AIM:
For each line of the data below that holds "seaborn", copy the line.
◇ ◇ ◇ ◇ ◇
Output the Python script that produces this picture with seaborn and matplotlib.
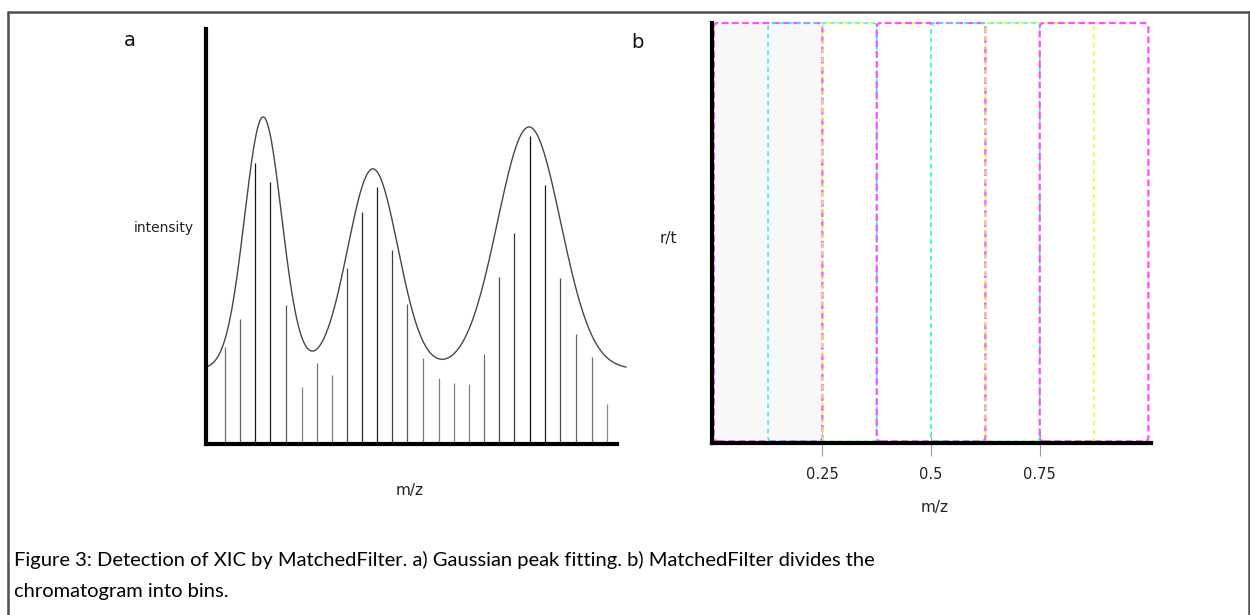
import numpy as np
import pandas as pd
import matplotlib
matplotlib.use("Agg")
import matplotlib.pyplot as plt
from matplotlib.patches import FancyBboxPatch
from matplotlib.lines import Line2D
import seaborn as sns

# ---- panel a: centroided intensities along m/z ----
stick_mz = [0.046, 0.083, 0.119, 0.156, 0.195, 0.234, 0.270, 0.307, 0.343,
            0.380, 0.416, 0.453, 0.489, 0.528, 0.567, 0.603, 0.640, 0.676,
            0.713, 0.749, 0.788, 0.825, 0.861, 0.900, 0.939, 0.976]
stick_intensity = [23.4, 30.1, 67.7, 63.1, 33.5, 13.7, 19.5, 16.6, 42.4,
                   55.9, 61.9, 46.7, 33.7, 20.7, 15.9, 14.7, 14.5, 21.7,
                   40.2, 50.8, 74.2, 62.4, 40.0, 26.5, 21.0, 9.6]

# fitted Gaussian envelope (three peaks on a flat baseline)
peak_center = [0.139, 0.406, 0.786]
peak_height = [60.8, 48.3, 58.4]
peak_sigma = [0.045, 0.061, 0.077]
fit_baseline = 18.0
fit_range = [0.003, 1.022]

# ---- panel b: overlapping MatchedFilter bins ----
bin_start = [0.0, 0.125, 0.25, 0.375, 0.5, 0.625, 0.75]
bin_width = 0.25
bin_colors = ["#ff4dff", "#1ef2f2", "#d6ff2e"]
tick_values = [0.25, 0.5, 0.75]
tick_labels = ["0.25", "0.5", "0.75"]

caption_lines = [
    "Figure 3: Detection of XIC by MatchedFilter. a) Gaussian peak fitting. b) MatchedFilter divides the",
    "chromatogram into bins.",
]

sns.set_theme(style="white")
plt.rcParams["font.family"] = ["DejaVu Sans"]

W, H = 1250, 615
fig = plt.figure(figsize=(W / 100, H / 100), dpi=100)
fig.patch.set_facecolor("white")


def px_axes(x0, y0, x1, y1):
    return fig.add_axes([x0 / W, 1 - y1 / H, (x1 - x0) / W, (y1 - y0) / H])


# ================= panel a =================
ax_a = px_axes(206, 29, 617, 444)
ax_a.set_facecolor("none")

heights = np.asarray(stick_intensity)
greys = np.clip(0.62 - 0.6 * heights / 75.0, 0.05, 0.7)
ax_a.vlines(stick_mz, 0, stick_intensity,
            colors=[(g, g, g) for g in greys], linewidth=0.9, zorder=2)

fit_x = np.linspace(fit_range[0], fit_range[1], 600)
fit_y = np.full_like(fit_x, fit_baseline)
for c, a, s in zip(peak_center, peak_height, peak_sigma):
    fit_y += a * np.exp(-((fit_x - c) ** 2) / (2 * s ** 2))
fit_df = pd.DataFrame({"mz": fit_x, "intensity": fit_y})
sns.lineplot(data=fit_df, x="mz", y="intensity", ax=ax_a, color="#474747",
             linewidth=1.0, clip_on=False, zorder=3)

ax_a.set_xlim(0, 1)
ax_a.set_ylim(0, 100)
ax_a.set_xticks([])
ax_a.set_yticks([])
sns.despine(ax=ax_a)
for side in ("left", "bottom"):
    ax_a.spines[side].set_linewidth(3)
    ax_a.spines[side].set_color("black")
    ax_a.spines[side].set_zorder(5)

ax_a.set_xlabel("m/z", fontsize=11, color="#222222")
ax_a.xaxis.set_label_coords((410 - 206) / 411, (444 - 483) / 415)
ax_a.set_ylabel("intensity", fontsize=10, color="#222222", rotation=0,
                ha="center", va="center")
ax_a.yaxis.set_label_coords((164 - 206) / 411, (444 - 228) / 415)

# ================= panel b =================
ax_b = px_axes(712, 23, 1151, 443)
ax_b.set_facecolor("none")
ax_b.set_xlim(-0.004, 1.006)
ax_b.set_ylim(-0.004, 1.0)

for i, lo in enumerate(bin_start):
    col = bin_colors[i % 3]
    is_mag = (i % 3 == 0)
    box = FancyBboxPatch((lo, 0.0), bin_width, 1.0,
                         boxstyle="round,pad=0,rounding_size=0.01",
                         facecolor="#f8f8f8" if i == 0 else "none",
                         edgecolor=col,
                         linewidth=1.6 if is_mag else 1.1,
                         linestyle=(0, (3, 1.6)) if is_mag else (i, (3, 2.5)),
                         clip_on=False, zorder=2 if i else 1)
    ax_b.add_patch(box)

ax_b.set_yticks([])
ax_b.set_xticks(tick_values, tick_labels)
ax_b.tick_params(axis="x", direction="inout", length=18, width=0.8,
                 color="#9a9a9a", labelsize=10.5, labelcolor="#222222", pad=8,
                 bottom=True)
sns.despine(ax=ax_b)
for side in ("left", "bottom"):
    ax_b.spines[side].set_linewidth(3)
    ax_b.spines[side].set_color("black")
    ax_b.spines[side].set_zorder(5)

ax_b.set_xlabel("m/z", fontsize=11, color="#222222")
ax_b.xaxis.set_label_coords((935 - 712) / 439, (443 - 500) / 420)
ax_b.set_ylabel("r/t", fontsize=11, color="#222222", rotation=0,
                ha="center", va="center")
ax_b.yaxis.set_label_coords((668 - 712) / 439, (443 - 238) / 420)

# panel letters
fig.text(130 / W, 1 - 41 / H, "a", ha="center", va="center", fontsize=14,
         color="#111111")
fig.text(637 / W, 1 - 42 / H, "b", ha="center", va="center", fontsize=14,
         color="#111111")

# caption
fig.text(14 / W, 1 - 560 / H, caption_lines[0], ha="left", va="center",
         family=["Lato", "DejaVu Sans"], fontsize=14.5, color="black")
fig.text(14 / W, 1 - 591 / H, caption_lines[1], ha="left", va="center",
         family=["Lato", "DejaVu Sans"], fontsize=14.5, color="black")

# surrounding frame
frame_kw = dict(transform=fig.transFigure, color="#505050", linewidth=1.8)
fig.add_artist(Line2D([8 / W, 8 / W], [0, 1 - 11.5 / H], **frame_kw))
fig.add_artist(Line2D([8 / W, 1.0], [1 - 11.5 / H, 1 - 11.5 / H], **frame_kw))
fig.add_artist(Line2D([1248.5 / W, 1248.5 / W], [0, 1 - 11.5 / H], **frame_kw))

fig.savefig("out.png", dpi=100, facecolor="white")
◇ ◇ ◇ ◇ ◇
FINAL RESULT:
Output the Python script that produces this picture with seaborn and matplotlib.
import seaborn as sns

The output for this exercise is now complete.